In computer graphics, we typically want to do the opposite: we want to rotate and translate the view so that $\vec{o}$ is at origin, $\vec{t}$ is along the positive $z$ axis, and $\vec{t}+\vec{r}$ is on the positive $x$ axis.

To do this, we need the inverse rotation matrix $\mathbf{R}^{-1}$. However, because $\mathbf{R}$ is orthonormal (all its row vectors perpendicular to each other with length $1$, and all its column vectors perpendicular to each other with length $1$), its inverse is its transpose: $$\mathbf{R}^{-1} = \mathbf{R}^{T}$$ and the transform needed to transform point $\vec{p} = (x, y, z)$ thus to $\vec{p}^\prime = (x^\prime, y^\prime, z^\prime)$ is $$\vec{p}^\prime = \mathbf{R}^{-1} \left( \vec{p} - \vec{o} \right) = \mathbf{R}^{-1} \vec{p} - \mathbf{R}^{-1} \vec{o} \tag{2a}\label{G2a}$$ ie. $$\left[\begin{matrix} x^\prime \\ y^\prime \\ z^\prime \end{matrix}\right] = \left[\begin{matrix} u_x & u_y & u_z \\ v_x & v_y & v_z \\ w_x & w_y & w_z \end{matrix}\right] \left[\begin{matrix} x - o_x \\ y - o_y \\ z - o_z \end{matrix}\right] \tag{2b}\label{G2b}$$


If we extract the constant part from the rotation as the translation vector $\vec{T}$, $$\vec{T} = -\mathbf{R}^{-1} \vec{o} \tag{3a}\label{G3a}$$ we can write the entire transform as $$\vec{p}^\prime = \mathbf{R}^{-1} \vec{p} + \vec{T} \tag{3b}\label{G3b}$$ Using homogenous coordinates, this can be implemented as a single matrix-vector multiplication: $$\left[\begin{matrix} x^\prime \\ y^\prime \\ z^\prime \\ 1 \end{matrix}\right] = \left[\begin{matrix} u_x & u_y & u_z & T_x \\ v_x & v_y & v_z & T_y \\ w_x & w_y & w_z & T_z \\ 0 & 0 & 0 & 1 \end{matrix}\right] \left[\begin{matrix} x \\ y \\ z \\ 1 \end{matrix}\right] \tag{3c}\label{G3c}$$ This is very often used in computer graphics. Because the fourth component of these vectors is always $1$, only three components per homogenous vector need be stored – and those three match the standard Cartesian coordinate components. Similarly, usually only the $12$ components on the first three rows of transformation matrices are stored, because the fourth row is always constant.

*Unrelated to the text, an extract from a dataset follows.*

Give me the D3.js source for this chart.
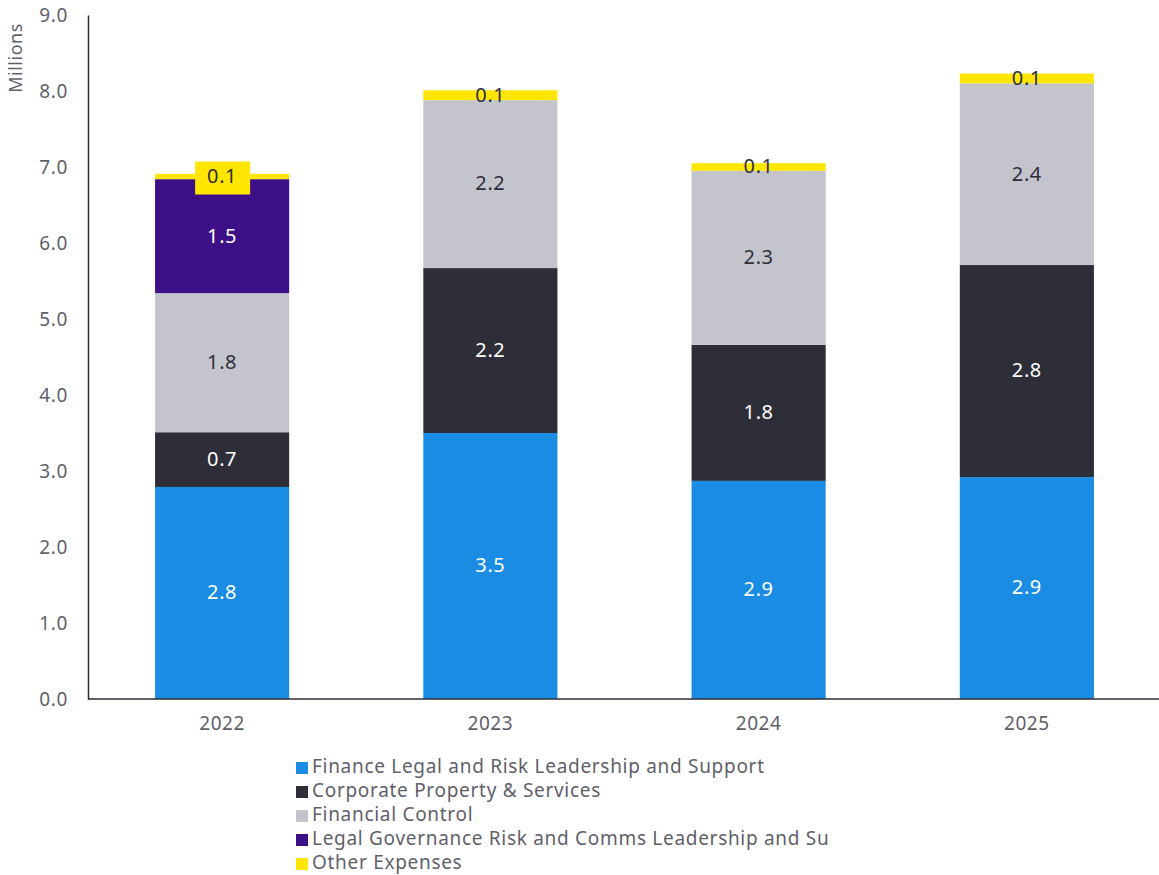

Note that in terms of elementary operations needed – additions, subtractions, multiplications and divisions – $\eqref{G2a}$ is identical to $\eqref{G3a}$ and $\eqref{G3c}$.

For perspective projection, an additional division per Cartesian coordinate is needed, so that the not-stored fourth component will still be $1$. This is where the name "homogenous" comes from.